» Data in this exercise
○ ○ ○ ○ ○ ○ ○

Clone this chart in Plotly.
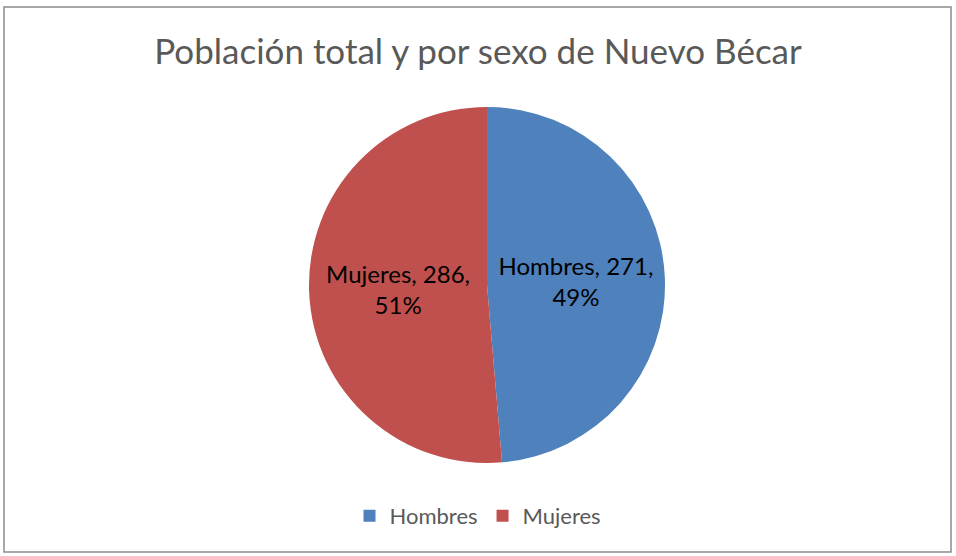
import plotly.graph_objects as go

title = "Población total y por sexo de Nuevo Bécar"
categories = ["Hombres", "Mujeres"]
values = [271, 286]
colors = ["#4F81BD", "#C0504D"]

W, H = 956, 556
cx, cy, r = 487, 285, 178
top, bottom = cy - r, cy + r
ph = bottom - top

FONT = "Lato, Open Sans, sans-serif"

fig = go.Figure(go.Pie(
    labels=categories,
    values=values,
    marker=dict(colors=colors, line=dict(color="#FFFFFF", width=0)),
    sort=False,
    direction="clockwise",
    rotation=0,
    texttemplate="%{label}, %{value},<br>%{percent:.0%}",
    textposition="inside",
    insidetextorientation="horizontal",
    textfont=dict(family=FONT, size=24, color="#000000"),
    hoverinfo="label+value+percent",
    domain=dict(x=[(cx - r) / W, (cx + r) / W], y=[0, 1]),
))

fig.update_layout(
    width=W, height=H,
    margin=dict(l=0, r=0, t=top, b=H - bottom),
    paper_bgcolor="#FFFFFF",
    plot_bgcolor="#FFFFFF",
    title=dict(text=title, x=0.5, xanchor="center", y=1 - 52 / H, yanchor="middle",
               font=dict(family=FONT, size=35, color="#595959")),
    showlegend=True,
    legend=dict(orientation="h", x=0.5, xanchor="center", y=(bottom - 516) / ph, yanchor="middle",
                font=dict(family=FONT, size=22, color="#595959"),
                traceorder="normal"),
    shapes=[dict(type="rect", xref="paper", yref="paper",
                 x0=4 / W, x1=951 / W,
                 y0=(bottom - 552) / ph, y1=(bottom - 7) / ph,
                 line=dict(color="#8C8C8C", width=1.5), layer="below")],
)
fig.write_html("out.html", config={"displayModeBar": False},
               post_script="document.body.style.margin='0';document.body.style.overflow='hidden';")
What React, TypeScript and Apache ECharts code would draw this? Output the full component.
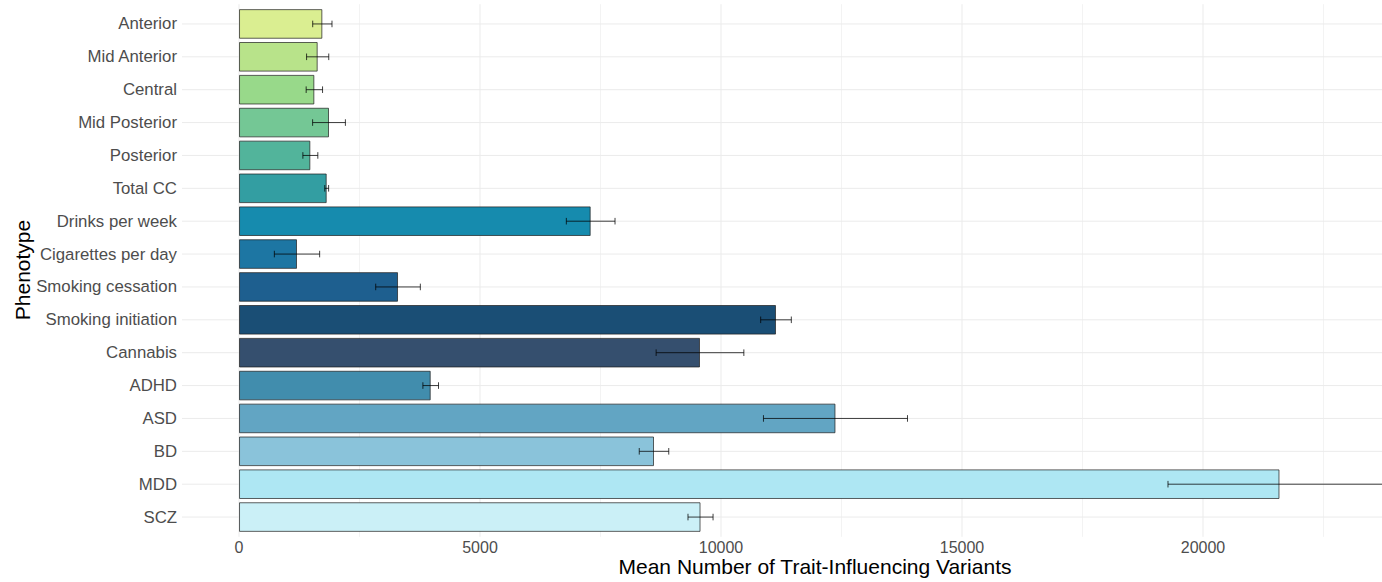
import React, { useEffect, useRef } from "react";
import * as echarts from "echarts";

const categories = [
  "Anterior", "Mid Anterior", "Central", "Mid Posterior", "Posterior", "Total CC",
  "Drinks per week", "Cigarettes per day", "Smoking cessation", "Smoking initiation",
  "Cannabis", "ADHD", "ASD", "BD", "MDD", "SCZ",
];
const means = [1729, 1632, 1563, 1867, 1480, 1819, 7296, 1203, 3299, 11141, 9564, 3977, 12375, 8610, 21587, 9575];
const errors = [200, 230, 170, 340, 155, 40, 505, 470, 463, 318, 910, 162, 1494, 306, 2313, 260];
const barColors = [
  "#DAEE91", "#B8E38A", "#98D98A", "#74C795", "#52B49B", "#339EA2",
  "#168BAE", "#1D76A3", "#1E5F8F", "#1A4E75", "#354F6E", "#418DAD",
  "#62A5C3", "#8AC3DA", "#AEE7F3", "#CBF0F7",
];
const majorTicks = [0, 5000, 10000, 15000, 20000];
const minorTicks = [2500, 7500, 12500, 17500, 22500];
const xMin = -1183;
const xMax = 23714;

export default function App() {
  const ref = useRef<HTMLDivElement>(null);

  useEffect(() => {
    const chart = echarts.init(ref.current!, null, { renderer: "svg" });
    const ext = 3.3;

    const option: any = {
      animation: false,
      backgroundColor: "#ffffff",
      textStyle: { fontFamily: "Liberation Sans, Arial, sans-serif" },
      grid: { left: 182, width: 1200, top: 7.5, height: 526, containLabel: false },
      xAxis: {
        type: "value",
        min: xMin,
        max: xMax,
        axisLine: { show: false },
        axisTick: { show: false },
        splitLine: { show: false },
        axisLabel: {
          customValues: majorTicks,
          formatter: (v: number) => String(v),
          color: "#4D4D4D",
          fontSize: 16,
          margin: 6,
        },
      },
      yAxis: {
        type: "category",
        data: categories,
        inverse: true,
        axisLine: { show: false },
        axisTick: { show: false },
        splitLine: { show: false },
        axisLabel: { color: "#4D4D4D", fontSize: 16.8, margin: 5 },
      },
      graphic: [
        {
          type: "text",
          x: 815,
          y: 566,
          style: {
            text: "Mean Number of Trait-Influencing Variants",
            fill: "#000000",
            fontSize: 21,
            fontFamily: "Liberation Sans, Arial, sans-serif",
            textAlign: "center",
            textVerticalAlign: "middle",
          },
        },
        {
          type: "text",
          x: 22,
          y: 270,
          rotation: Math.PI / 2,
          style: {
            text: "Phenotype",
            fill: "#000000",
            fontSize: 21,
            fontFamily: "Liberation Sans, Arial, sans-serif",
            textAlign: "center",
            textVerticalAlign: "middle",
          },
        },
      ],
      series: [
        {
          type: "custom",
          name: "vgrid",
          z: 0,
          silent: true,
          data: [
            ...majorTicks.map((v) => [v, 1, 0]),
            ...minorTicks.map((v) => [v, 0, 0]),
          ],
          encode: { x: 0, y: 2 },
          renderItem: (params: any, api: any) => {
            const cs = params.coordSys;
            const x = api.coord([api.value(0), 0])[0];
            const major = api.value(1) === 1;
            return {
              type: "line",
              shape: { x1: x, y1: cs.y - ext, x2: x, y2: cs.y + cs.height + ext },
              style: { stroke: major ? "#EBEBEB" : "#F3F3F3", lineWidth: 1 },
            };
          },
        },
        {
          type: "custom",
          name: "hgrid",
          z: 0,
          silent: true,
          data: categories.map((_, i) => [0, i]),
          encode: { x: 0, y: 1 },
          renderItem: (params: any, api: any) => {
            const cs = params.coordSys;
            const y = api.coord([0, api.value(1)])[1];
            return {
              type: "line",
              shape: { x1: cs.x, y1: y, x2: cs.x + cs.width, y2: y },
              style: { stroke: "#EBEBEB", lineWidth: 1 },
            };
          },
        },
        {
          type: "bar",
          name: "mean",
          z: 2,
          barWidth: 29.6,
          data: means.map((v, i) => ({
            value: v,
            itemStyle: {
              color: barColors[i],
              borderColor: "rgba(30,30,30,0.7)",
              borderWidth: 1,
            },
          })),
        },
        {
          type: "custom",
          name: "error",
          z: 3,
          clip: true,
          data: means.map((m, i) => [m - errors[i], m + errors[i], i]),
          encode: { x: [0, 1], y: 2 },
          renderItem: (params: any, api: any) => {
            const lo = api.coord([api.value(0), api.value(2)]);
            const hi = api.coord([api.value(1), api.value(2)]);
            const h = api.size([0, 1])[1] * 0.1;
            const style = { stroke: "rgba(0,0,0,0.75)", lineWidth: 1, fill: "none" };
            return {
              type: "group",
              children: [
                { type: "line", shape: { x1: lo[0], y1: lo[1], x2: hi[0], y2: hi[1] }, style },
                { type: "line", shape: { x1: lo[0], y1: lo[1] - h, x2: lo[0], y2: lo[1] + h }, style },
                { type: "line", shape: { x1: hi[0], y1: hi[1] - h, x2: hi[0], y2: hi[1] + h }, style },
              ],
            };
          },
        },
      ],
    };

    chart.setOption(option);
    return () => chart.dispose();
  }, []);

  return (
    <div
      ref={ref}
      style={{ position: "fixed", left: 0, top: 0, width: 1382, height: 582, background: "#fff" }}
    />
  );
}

○ ○ ○ ○ ○ ○ ○

» Problem description
Quote each line of the listing exactly, but leave the pictures out.

» Correct result
Clone this chart in Plotly.
import plotly.graph_objects as go

title = "Población total y por sexo de Nuevo Bécar"
categories = ["Hombres", "Mujeres"]
values = [271, 286]
colors = ["#4F81BD", "#C0504D"]

W, H = 956, 556
cx, cy, r = 487, 285, 178
top, bottom = cy - r, cy + r
ph = bottom - top

FONT = "Lato, Open Sans, sans-serif"

fig = go.Figure(go.Pie(
    labels=categories,
    values=values,
    marker=dict(colors=colors, line=dict(color="#FFFFFF", width=0)),
    sort=False,
    direction="clockwise",
    rotation=0,
    texttemplate="%{label}, %{value},<br>%{percent:.0%}",
    textposition="inside",
    insidetextorientation="horizontal",
    textfont=dict(family=FONT, size=24, color="#000000"),
    hoverinfo="label+value+percent",
    domain=dict(x=[(cx - r) / W, (cx + r) / W], y=[0, 1]),
))

fig.update_layout(
    width=W, height=H,
    margin=dict(l=0, r=0, t=top, b=H - bottom),
    paper_bgcolor="#FFFFFF",
    plot_bgcolor="#FFFFFF",
    title=dict(text=title, x=0.5, xanchor="center", y=1 - 52 / H, yanchor="middle",
               font=dict(family=FONT, size=35, color="#595959")),
    showlegend=True,
    legend=dict(orientation="h", x=0.5, xanchor="center", y=(bottom - 516) / ph, yanchor="middle",
                font=dict(family=FONT, size=22, color="#595959"),
                traceorder="normal"),
    shapes=[dict(type="rect", xref="paper", yref="paper",
                 x0=4 / W, x1=951 / W,
                 y0=(bottom - 552) / ph, y1=(bottom - 7) / ph,
                 line=dict(color="#8C8C8C", width=1.5), layer="below")],
)
fig.write_html("out.html", config={"displayModeBar": False},
               post_script="document.body.style.margin='0';document.body.style.overflow='hidden';")
What React, TypeScript and Apache ECharts code would draw this? Output the full component.
import React, { useEffect, useRef } from "react";
import * as echarts from "echarts";

const categories = [
  "Anterior", "Mid Anterior", "Central", "Mid Posterior", "Posterior", "Total CC",
  "Drinks per week", "Cigarettes per day", "Smoking cessation", "Smoking initiation",
  "Cannabis", "ADHD", "ASD", "BD", "MDD", "SCZ",
];
const means = [1729, 1632, 1563, 1867, 1480, 1819, 7296, 1203, 3299, 11141, 9564, 3977, 12375, 8610, 21587, 9575];
const errors = [200, 230, 170, 340, 155, 40, 505, 470, 463, 318, 910, 162, 1494, 306, 2313, 260];
const barColors = [
  "#DAEE91", "#B8E38A", "#98D98A", "#74C795", "#52B49B", "#339EA2",
  "#168BAE", "#1D76A3", "#1E5F8F", "#1A4E75", "#354F6E", "#418DAD",
  "#62A5C3", "#8AC3DA", "#AEE7F3", "#CBF0F7",
];
const majorTicks = [0, 5000, 10000, 15000, 20000];
const minorTicks = [2500, 7500, 12500, 17500, 22500];
const xMin = -1183;
const xMax = 23714;

export default function App() {
  const ref = useRef<HTMLDivElement>(null);

  useEffect(() => {
    const chart = echarts.init(ref.current!, null, { renderer: "svg" });
    const ext = 3.3;

    const option: any = {
      animation: false,
      backgroundColor: "#ffffff",
      textStyle: { fontFamily: "Liberation Sans, Arial, sans-serif" },
      grid: { left: 182, width: 1200, top: 7.5, height: 526, containLabel: false },
      xAxis: {
        type: "value",
        min: xMin,
        max: xMax,
        axisLine: { show: false },
        axisTick: { show: false },
        splitLine: { show: false },
        axisLabel: {
          customValues: majorTicks,
          formatter: (v: number) => String(v),
          color: "#4D4D4D",
          fontSize: 16,
          margin: 6,
        },
      },
      yAxis: {
        type: "category",
        data: categories,
        inverse: true,
        axisLine: { show: false },
        axisTick: { show: false },
        splitLine: { show: false },
        axisLabel: { color: "#4D4D4D", fontSize: 16.8, margin: 5 },
      },
      graphic: [
        {
          type: "text",
          x: 815,
          y: 566,
          style: {
            text: "Mean Number of Trait-Influencing Variants",
            fill: "#000000",
            fontSize: 21,
            fontFamily: "Liberation Sans, Arial, sans-serif",
            textAlign: "center",
            textVerticalAlign: "middle",
          },
        },
        {
          type: "text",
          x: 22,
          y: 270,
          rotation: Math.PI / 2,
          style: {
            text: "Phenotype",
            fill: "#000000",
            fontSize: 21,
            fontFamily: "Liberation Sans, Arial, sans-serif",
            textAlign: "center",
            textVerticalAlign: "middle",
          },
        },
      ],
      series: [
        {
          type: "custom",
          name: "vgrid",
          z: 0,
          silent: true,
          data: [
            ...majorTicks.map((v) => [v, 1, 0]),
            ...minorTicks.map((v) => [v, 0, 0]),
          ],
          encode: { x: 0, y: 2 },
          renderItem: (params: any, api: any) => {
            const cs = params.coordSys;
            const x = api.coord([api.value(0), 0])[0];
            const major = api.value(1) === 1;
            return {
              type: "line",
              shape: { x1: x, y1: cs.y - ext, x2: x, y2: cs.y + cs.height + ext },
              style: { stroke: major ? "#EBEBEB" : "#F3F3F3", lineWidth: 1 },
            };
          },
        },
        {
          type: "custom",
          name: "hgrid",
          z: 0,
          silent: true,
          data: categories.map((_, i) => [0, i]),
          encode: { x: 0, y: 1 },
          renderItem: (params: any, api: any) => {
            const cs = params.coordSys;
            const y = api.coord([0, api.value(1)])[1];
            return {
              type: "line",
              shape: { x1: cs.x, y1: y, x2: cs.x + cs.width, y2: y },
              style: { stroke: "#EBEBEB", lineWidth: 1 },
            };
          },
        },
        {
          type: "bar",
          name: "mean",
          z: 2,
          barWidth: 29.6,
          data: means.map((v, i) => ({
            value: v,
            itemStyle: {
              color: barColors[i],
              borderColor: "rgba(30,30,30,0.7)",
              borderWidth: 1,
            },
          })),
        },
        {
          type: "custom",
          name: "error",
          z: 3,
          clip: true,
          data: means.map((m, i) => [m - errors[i], m + errors[i], i]),
          encode: { x: [0, 1], y: 2 },
          renderItem: (params: any, api: any) => {
            const lo = api.coord([api.value(0), api.value(2)]);
            const hi = api.coord([api.value(1), api.value(2)]);
            const h = api.size([0, 1])[1] * 0.1;
            const style = { stroke: "rgba(0,0,0,0.75)", lineWidth: 1, fill: "none" };
            return {
              type: "group",
              children: [
                { type: "line", shape: { x1: lo[0], y1: lo[1], x2: hi[0], y2: hi[1] }, style },
                { type: "line", shape: { x1: lo[0], y1: lo[1] - h, x2: lo[0], y2: lo[1] + h }, style },
                { type: "line", shape: { x1: hi[0], y1: hi[1] - h, x2: hi[0], y2: hi[1] + h }, style },
              ],
            };
          },
        },
      ],
    };

    chart.setOption(option);
    return () => chart.dispose();
  }, []);

  return (
    <div
      ref={ref}
      style={{ position: "fixed", left: 0, top: 0, width: 1382, height: 582, background: "#fff" }}
    />
  );
}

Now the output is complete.